Throughout the Great Recession (or the GFC—Global Financial Crisis, whichever you’d rather call it), Hawaii has been in a unique situation. As part of the United States, it has the appeal of a domestic destination, but is far enough away from the mainland to be exotic and distant. With hotels and airlines alike offering fantastic deals, the Islands have remained afloat (pardon the pun) in the face of the downturn—but the crisis isn’t over yet.
We checked in with John Monahan, the Hawaii Visitors and Convention Bureau’s president and CEO, to see how the state’s tourism scene was doing.
From an arrival standpoint, he said, the numbers through April statewide were “in recovery mode. May and June have continued to be at least that good.” Spending, he added, is up 4 percent per person, per day. “We’ve bounced off the bottom,” he said. “We’re no longer declining, but we’re below where we were in our record days.” He described 2008 and 2009 as “tough” years for the state.
“Also,” he added, “the fact that the demand for the islands has been growing is evidenced by the…increase in airlift. The increase in arrivals and expenditure are in values and promotion—not just cost, but what we can exhibit is great value.” One unexpected bonus, he added, is that when times weren’t so tough, Hawaii spent millions on renovations to its infrastructure. “Now, in a declining economy, cost is less than its been, so you’re seeing a product that’s been improved and prices that have come down. The combination creates great value.”

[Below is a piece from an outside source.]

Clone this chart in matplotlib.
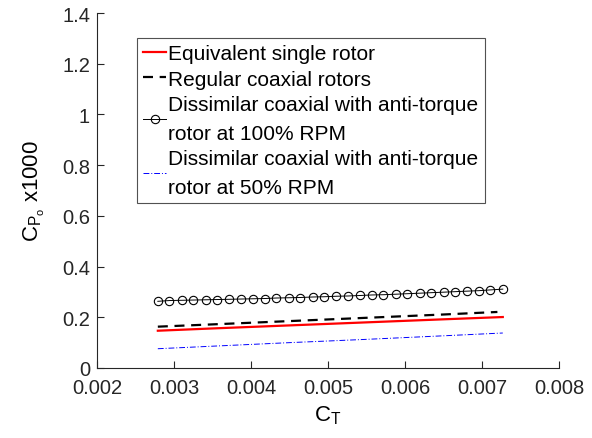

Hawaii has also been boosted by a boom in its film industry, with ∫ taking advantage of the great variety of landscapes all within a short distance. Lost is gone, alas, but iconic TV series Hawaii 5-0 is coming back (with Daniel Dae Kim of Lost fame in a major role). Adam Sandler is filming a new movie there (“He tends to do a Hawaii movie every little while,” Monahan quipped referring to 2004’s 50 First Dates, also set in Hawaii), and George Clooney is currently filming The Descendents, based on the novel by Kaui Hart Hemmings, which follows the scions of the American missionaries who came to the islands in the early nineteenth century.